The solar names have all been on fire, and SHLS is no exception. I first commented on SHLS back in March when the stock was $22 and on its way to $10. Now that the stock has perked back up to $25 or so on the back of positive announcements regarding solar panel tariffs being dropped and the green components of the so-called Inflation Reducation Act, I thought I would provide a couple more comments on the back of their recent earnings announcement.
Revenues – As I outlined in the initial spiel, revenues through the first 3 quarters of 2022 are going to be aided by the acquisition of ConnectPV that was completed at the end of August 2021. While the company does not provide any numbers for the ConnectPV contribution to 2022 revenues, they were doing around $7M a quarter prior to the acquisition, so of the $13.8M year over year revenue increase about half of it would have come from acquisitions rather than organic growth, so real growth was closer to the 12% range rather than the 23% the company has in their press release, and down from the 33% “organic” growth they would have shown in Q1. The company also highlighted the 97% growth within their “components” segment vs. the 11% growth in their “systems” segment, since supposedly customers usually start buying single items before transitioning to a complete systems strategy. Component revenues have now finally risen back to the level that they were at the start of 2021, which may not speak well for future order flows.
Backlog – The company provides a combined backlog number along with a couple of sub-components; “signed” orders and “expected” orders. On the bright side, the company was able to move some orders from the expected column into the signed column, as the signed column increased by $45M while the expected number declined by $20M, for a sequential net uptake of $25M in orders or expected orders, which is good for an 8% increase. This comes on the back of a paltry 1.1% increase in Q1 and a 10.4% increase in Q4 after the ConnectPV-assisted 35% increase from Q3 2021. Given the expected 40% increase in utility-scale solar power facilities in 2022, the backlog increases have been trailing expectations. On the call, the company declined to comment on where they believe the number is headed.
Balance Sheet – most folks tend to ignore the balance sheet, but total A/R (they have both billed and unbilled) is up a nifty 60% so far this year and 45% year over, during which the top line is up only 23%. Inventories are now $65M, up a hefty 205% year over year and 330% since the start of 2021. “Adjusted EBITDA” has remained flat year over year at about $20M and is expected to remain flat for the remainder of the year, while operating cash flows remain firmly negative at $6M.
I get that this is a sexy part of the market right now.
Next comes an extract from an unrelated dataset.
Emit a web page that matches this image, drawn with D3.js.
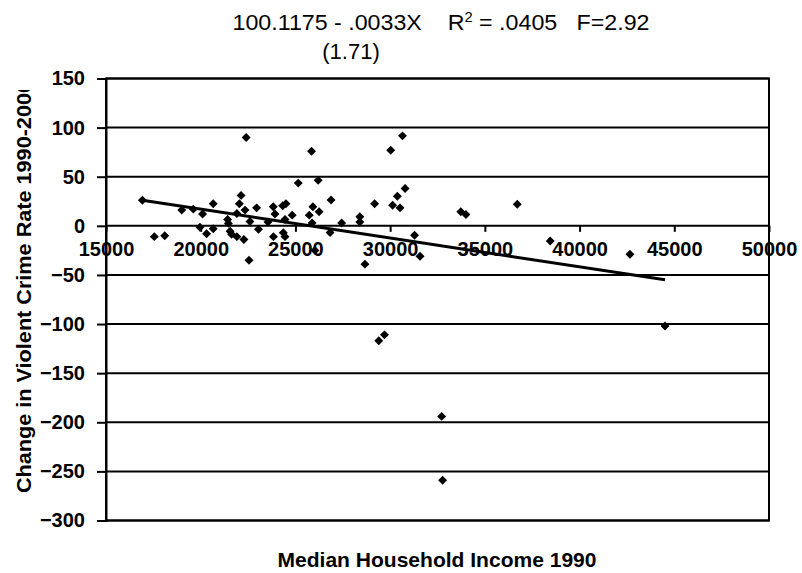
<!DOCTYPE html>
<html>
<head>
<meta charset="utf-8">
<script src="https://cdn.jsdelivr.net/npm/d3@7"></script>
<style>
  body { margin: 0; background: #fff; }
  svg text { font-family: "Liberation Sans", Arial, sans-serif; fill: #000; }
</style>
</head>
<body>
<div id="chart"></div>
<script>
// median household income 1990 (x) and change in violent crime rate 1990-2000 (y)
const income = [
  16920, 17550, 18100, 19000, 19610, 20100, 20660, 19960, 20310, 20660,
  21420, 21460, 21550, 21630, 21910, 22280, 21910, 22130, 22040, 22340,
  22400, 22550, 22600, 22950, 23050, 23550, 23830, 23920, 23840, 24330,
  24500, 24450, 24360, 24450, 24830, 25150, 25850, 26200, 25920, 26250,
  25730, 25880, 26030, 26880, 26830, 27440, 28400, 28400, 28670, 29180,
  29400, 29700, 30030, 30650, 30790, 30380, 30130, 30520, 31290, 31580,
  32720, 32770, 33730, 34000, 36710, 38450, 42660, 44510
];
const crimeChange = [
  26, -11, -10, 16, 17, 12, 22.5, -1.5, -8, -3,
  6.5, 2.5, -5.5, -8.5, -11, -14, 12.6, 31, 22.5, 16,
  90, -35, 4.5, 18.3, -3.4, 4, 19.4, 12, -11, 20.5,
  22.5, 6.5, -7, -11, 10.9, 43.5, 76, 46.3, 19.4, 14.4,
  10.9, 3, -25, 26.3, -6.8, 2.8, 9.2, 4, -39, 22.5,
  -117, -111, 77, 91.6, 38, 30.2, 21, 18.3, -9.5, -31,
  -194, -259, 14.3, 11.6, 22, -15.5, -29, -102
];

// fitted line at the ends of the data
const trendX = [16920, 44510];
const trendY = [26, -55];

const xTicks = [15000, 20000, 25000, 30000, 35000, 40000, 45000, 50000];
const yTicks = [150, 100, 50, 0, -50, -100, -150, -200, -250, -300];

const W = 802, H = 573;
const plot = { left: 106, right: 769, top: 78.5, bottom: 520.5 };

const svg = d3.select("#chart").append("svg").attr("width", W).attr("height", H);

const x = d3.scaleLinear().domain([15000, 50000]).range([plot.left, plot.right]);
const y = d3.scaleLinear().domain([-300, 150]).range([plot.bottom, plot.top]);

// horizontal grid lines
svg.append("g").selectAll("line").data(yTicks).enter().append("line")
  .attr("x1", plot.left).attr("x2", plot.right)
  .attr("y1", d => y(d)).attr("y2", d => y(d))
  .attr("stroke", "#000").attr("stroke-width", 2);

// plot frame
svg.append("rect")
  .attr("x", plot.left).attr("y", plot.top)
  .attr("width", plot.right - plot.left).attr("height", plot.bottom - plot.top)
  .attr("fill", "none").attr("stroke", "#000").attr("stroke-width", 2);

// y axis
const yAxis = svg.append("g")
  .attr("transform", "translate(" + plot.left + ",0)")
  .call(d3.axisLeft(y).tickValues(yTicks).tickSize(9).tickPadding(12));
yAxis.select(".domain").attr("stroke-width", 2);
yAxis.selectAll(".tick line").attr("stroke-width", 2);
yAxis.selectAll("text").style("font-size", "20px").style("font-weight", "bold")
  .attr("fill", "#000");

// x axis crosses at y = 0
const xAxis = svg.append("g")
  .attr("transform", "translate(0," + y(0) + ")")
  .call(d3.axisBottom(x).tickValues(xTicks).tickFormat(d3.format("d")).tickSize(6).tickPadding(10));
xAxis.select(".domain").remove();
xAxis.selectAll(".tick line").attr("stroke-width", 2);
xAxis.selectAll("text").style("font-size", "20px").style("font-weight", "bold")
  .attr("fill", "#000");

// trend line
svg.append("path")
  .datum(trendX.map((d, i) => [d, trendY[i]]))
  .attr("fill", "none").attr("stroke", "#000").attr("stroke-width", 3)
  .attr("d", d3.line().x(d => x(d[0])).y(d => y(d[1])));

// diamond markers
const diamond = d3.symbol(d3.symbolSquare, 40);
svg.append("g").selectAll("path").data(income).enter().append("path")
  .attr("d", diamond)
  .attr("transform", (d, i) => "translate(" + x(d) + "," + y(crimeChange[i]) + ") rotate(45)")
  .attr("fill", "#000");

// title
svg.append("text")
  .attr("x", 441).attr("y", 30)
  .attr("text-anchor", "middle")
  .style("font-size", "22px")
  .attr("textLength", 417).attr("lengthAdjust", "spacingAndGlyphs")
  .html("100.1175 - .0033X \u00a0\u00a0\u00a0R<tspan dy='-8' style='font-size:14px'>2</tspan><tspan dy='8'> = .0405 \u00a0\u00a0F=2.92</tspan>");
svg.append("text")
  .attr("x", 351).attr("y", 59)
  .attr("text-anchor", "middle")
  .style("font-size", "22px")
  .text("(1.71)");

// axis titles
svg.append("text")
  .attr("x", 437).attr("y", 567)
  .attr("text-anchor", "middle")
  .style("font-size", "21px").style("font-weight", "bold")
  .attr("textLength", 319).attr("lengthAdjust", "spacingAndGlyphs")
  .text("Median Household Income 1990");

svg.append("clipPath").attr("id", "ylabClip")
  .append("rect").attr("x", 0).attr("y", 90).attr("width", 80).attr("height", 480);
svg.append("g").attr("clip-path", "url(#ylabClip)")
  .append("text")
  .attr("transform", "translate(31,493) rotate(-90)")
  .style("font-size", "20px").style("font-weight", "bold")
  .attr("textLength", 412).attr("lengthAdjust", "spacingAndGlyphs")
  .text("Change in Violent Crime Rate 1990-2000");
</script>
</body>
</html>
The company has both the solar panel installation and the EV charging markets as part of their overall business plan, and the US government is inclined to throw tons of money at these markets in order to force a transition. However, I would also point out that SHLS, with around 170M shares outstanding, is currently sitting on a $4.5B market cap for what they believe will be around $300M in 2022 revenues, or around 15x that number. When a company can go out into the private market and buy companies for less than 1x revenues and ask the public markets for a 15x revenue valuation, it just annoys me. Adjusted EBITDA is going to be in the $80M range, which places that in the 60x category. The stock is sitting at pretty lofty valuation levels even if they continue to grow revenues organically in the mid-teen range.